▶ Exercise inputs:
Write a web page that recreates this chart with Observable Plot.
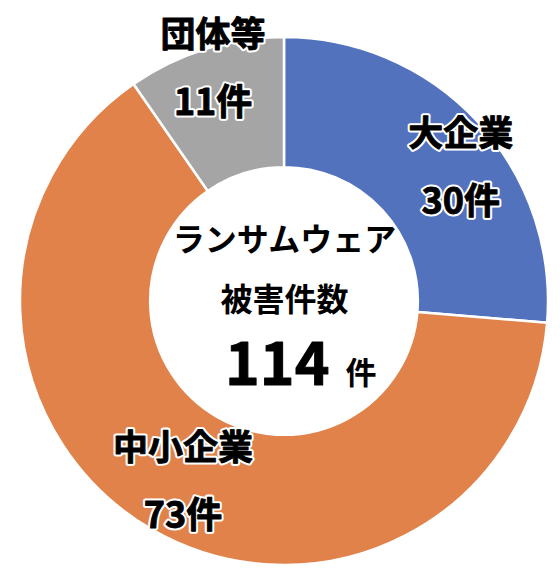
--
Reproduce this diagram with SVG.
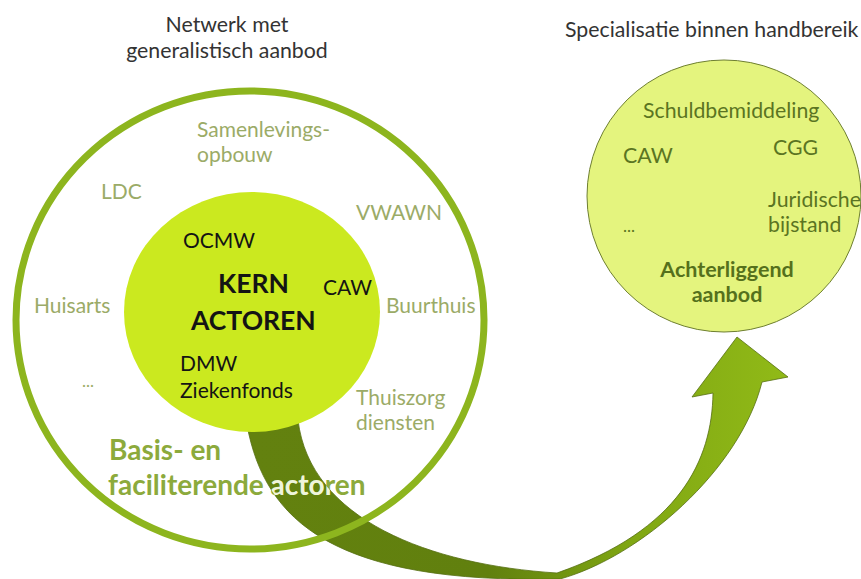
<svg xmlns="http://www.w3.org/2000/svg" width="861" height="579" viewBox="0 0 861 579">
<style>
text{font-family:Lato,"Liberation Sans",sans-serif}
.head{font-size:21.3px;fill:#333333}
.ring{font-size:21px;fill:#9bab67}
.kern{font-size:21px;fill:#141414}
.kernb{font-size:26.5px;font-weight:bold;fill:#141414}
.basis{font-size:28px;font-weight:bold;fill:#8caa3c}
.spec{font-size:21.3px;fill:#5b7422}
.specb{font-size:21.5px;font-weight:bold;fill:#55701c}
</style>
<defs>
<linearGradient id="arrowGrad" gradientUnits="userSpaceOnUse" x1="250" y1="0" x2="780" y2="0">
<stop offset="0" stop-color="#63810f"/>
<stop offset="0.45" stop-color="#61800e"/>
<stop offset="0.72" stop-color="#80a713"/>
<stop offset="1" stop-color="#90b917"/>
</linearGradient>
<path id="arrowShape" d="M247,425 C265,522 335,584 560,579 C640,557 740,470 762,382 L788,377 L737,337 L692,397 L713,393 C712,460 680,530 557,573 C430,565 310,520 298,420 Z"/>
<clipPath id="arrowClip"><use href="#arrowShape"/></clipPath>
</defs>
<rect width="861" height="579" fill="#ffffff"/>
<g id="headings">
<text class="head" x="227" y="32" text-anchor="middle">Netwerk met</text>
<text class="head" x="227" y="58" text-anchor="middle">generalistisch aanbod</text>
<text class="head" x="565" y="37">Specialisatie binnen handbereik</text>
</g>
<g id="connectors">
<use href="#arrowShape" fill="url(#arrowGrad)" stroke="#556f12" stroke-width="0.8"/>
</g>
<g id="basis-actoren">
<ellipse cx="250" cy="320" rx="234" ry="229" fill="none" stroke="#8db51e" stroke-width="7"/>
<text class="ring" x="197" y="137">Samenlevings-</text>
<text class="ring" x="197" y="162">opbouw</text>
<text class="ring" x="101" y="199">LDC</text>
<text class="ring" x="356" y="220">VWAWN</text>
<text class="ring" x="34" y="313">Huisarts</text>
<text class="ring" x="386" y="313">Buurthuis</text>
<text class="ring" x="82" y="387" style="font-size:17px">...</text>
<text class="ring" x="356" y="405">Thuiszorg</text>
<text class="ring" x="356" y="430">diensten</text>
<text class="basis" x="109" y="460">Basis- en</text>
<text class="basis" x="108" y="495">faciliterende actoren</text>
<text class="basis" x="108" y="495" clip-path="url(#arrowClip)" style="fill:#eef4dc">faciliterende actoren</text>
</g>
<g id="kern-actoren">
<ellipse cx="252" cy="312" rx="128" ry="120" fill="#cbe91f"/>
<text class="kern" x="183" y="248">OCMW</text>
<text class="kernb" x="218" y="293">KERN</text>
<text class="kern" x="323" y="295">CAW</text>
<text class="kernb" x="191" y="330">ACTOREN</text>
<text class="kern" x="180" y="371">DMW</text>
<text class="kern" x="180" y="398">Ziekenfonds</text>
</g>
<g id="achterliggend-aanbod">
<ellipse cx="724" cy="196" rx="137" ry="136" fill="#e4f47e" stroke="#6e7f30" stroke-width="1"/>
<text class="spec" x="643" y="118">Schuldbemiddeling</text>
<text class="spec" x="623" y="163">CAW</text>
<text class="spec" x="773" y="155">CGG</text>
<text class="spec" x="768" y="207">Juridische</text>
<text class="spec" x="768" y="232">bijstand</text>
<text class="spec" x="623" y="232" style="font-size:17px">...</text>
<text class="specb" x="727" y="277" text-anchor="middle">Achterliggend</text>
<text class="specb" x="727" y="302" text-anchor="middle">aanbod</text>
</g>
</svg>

▶ Problem:
Only a number is wanted: how many lines contain the word "with"?

▶ Reply to the task:
2